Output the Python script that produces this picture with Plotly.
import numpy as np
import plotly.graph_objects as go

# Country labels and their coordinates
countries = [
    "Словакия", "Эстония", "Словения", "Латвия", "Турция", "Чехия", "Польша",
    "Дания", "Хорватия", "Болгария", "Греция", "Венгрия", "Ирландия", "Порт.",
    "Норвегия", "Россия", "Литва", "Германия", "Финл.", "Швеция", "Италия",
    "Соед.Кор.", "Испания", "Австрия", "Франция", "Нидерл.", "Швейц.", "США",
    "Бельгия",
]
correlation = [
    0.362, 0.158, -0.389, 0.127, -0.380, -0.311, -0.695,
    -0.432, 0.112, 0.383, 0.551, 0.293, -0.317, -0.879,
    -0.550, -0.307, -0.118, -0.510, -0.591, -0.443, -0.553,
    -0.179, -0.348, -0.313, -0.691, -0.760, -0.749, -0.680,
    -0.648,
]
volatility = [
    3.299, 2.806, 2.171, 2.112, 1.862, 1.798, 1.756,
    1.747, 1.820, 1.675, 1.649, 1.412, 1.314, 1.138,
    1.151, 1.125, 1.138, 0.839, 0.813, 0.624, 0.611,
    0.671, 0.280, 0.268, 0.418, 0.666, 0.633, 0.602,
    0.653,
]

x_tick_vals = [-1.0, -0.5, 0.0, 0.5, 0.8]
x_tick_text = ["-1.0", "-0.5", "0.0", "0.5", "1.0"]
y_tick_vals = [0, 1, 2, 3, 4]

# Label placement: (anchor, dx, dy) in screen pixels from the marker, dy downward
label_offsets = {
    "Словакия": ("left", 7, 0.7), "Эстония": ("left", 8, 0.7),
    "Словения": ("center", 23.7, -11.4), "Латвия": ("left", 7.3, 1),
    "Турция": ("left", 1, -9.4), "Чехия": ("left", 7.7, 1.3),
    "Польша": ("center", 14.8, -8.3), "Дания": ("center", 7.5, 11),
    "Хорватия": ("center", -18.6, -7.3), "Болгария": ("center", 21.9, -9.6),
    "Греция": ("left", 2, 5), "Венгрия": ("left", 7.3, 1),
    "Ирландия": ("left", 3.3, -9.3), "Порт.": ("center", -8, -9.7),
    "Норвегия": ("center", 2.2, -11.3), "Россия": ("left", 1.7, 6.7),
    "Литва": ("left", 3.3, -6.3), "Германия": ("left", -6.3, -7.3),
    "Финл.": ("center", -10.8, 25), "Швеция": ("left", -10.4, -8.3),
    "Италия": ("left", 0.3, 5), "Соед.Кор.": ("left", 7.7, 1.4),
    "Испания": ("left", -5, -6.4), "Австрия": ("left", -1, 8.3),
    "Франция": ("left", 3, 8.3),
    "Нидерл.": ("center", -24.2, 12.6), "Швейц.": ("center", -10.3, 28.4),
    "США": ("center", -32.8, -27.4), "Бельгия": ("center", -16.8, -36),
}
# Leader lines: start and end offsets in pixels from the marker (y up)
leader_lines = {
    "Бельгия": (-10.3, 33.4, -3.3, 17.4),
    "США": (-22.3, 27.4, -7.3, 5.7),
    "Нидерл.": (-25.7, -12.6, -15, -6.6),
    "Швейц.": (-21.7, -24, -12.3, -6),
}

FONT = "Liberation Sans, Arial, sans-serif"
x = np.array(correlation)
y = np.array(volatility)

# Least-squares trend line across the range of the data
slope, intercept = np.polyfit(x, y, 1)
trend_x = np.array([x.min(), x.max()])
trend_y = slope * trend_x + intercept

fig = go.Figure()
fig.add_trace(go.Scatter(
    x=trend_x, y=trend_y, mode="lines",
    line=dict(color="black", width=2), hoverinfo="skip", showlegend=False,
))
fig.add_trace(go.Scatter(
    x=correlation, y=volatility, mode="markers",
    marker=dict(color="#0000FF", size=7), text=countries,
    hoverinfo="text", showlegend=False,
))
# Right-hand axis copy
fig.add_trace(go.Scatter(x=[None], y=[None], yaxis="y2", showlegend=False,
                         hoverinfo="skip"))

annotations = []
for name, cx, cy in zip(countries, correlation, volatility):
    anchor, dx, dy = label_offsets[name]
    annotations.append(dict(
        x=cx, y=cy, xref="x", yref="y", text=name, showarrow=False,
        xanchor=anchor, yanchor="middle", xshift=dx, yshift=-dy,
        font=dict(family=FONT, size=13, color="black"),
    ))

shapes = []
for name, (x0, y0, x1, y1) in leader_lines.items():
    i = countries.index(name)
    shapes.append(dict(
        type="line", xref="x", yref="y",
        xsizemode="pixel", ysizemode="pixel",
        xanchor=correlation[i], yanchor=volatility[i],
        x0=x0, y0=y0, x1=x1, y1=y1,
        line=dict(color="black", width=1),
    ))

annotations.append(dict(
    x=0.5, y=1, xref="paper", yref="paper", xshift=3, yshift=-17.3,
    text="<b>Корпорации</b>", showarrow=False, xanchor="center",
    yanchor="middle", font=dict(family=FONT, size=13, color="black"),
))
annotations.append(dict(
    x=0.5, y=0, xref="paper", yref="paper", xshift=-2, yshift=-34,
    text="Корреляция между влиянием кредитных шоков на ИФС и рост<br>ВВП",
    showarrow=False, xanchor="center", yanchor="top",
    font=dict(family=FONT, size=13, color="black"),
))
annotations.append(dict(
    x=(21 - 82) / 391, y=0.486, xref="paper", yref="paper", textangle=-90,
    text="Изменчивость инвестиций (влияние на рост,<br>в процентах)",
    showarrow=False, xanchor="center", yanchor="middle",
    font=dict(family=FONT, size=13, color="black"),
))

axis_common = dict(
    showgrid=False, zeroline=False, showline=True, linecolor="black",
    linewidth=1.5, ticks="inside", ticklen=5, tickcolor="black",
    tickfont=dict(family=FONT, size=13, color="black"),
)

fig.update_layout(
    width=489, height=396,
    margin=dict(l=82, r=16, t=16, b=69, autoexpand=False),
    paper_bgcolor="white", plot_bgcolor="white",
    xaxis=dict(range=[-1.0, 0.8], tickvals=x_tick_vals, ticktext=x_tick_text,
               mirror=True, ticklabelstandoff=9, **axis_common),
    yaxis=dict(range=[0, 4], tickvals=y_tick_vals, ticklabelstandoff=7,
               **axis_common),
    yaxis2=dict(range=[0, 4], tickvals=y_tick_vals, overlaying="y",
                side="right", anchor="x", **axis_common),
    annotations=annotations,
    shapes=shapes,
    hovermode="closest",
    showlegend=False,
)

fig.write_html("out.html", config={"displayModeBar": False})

⁂

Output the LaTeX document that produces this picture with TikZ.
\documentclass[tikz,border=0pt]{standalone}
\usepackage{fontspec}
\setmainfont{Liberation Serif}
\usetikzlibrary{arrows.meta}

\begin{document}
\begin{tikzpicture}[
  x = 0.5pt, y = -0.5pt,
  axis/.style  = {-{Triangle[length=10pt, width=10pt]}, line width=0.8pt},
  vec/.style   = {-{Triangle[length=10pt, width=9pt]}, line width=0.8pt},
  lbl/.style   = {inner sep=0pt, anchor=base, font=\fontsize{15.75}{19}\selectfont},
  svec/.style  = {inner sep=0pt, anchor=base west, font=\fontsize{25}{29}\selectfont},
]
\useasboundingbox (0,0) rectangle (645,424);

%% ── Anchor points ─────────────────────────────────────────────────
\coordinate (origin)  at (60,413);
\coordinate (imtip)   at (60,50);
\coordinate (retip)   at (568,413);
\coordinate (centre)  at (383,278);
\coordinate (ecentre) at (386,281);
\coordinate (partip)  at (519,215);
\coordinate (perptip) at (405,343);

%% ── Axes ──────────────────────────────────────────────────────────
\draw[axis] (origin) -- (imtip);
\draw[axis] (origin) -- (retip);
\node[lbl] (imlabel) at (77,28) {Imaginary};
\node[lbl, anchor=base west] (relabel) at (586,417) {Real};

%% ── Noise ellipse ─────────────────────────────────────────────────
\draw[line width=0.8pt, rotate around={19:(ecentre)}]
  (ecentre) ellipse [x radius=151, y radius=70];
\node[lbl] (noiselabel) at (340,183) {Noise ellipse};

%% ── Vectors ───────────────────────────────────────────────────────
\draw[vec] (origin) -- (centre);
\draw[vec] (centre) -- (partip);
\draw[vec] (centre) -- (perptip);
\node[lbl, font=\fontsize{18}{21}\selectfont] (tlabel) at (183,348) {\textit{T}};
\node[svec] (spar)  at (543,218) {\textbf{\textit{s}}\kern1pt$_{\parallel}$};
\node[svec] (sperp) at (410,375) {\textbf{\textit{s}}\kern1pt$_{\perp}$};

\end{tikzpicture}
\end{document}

⁂

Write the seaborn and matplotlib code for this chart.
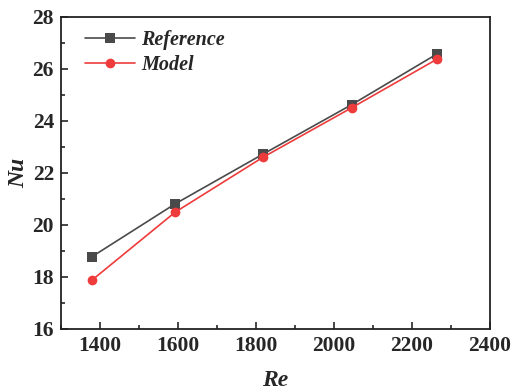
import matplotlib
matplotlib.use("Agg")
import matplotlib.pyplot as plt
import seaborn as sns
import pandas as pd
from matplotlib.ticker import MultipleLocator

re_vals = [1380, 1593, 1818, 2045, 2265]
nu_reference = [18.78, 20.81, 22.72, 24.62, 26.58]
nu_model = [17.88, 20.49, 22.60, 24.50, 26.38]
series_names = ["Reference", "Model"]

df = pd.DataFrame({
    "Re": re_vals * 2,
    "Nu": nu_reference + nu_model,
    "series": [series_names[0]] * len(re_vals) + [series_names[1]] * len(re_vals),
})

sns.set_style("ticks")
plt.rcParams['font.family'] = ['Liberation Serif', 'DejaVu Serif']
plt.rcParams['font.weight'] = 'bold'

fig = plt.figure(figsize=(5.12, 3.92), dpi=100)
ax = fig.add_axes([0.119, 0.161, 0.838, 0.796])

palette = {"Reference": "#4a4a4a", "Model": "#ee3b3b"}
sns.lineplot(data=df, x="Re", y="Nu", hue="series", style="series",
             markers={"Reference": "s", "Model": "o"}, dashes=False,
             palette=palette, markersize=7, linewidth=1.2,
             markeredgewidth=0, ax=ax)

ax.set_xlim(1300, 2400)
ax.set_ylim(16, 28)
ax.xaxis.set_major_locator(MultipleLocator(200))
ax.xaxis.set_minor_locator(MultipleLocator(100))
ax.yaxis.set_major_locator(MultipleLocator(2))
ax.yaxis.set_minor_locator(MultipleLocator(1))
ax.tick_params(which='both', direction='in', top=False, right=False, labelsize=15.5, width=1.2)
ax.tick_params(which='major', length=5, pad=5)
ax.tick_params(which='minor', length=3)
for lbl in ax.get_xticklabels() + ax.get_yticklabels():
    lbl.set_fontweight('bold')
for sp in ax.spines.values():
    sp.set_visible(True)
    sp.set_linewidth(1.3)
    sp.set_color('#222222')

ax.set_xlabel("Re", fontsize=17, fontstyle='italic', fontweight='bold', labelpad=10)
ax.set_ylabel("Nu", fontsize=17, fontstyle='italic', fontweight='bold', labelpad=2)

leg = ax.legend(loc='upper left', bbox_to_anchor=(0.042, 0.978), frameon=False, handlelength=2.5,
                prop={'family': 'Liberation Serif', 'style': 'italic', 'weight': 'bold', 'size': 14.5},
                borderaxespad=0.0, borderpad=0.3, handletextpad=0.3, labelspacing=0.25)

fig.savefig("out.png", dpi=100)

⁂

> EXERCISE INSTRUCTIONS
Above are the records. Print exactly the lines from the one containing "Write the seaborn" to the one containing "markeredgewidth=0, ax=ax)", both included, and nothing else; pictures are excluded.

> FULL SOLUTION
Write the seaborn and matplotlib code for this chart.
import matplotlib
matplotlib.use("Agg")
import matplotlib.pyplot as plt
import seaborn as sns
import pandas as pd
from matplotlib.ticker import MultipleLocator

re_vals = [1380, 1593, 1818, 2045, 2265]
nu_reference = [18.78, 20.81, 22.72, 24.62, 26.58]
nu_model = [17.88, 20.49, 22.60, 24.50, 26.38]
series_names = ["Reference", "Model"]

df = pd.DataFrame({
    "Re": re_vals * 2,
    "Nu": nu_reference + nu_model,
    "series": [series_names[0]] * len(re_vals) + [series_names[1]] * len(re_vals),
})

sns.set_style("ticks")
plt.rcParams['font.family'] = ['Liberation Serif', 'DejaVu Serif']
plt.rcParams['font.weight'] = 'bold'

fig = plt.figure(figsize=(5.12, 3.92), dpi=100)
ax = fig.add_axes([0.119, 0.161, 0.838, 0.796])

palette = {"Reference": "#4a4a4a", "Model": "#ee3b3b"}
sns.lineplot(data=df, x="Re", y="Nu", hue="series", style="series",
             markers={"Reference": "s", "Model": "o"}, dashes=False,
             palette=palette, markersize=7, linewidth=1.2,
             markeredgewidth=0, ax=ax)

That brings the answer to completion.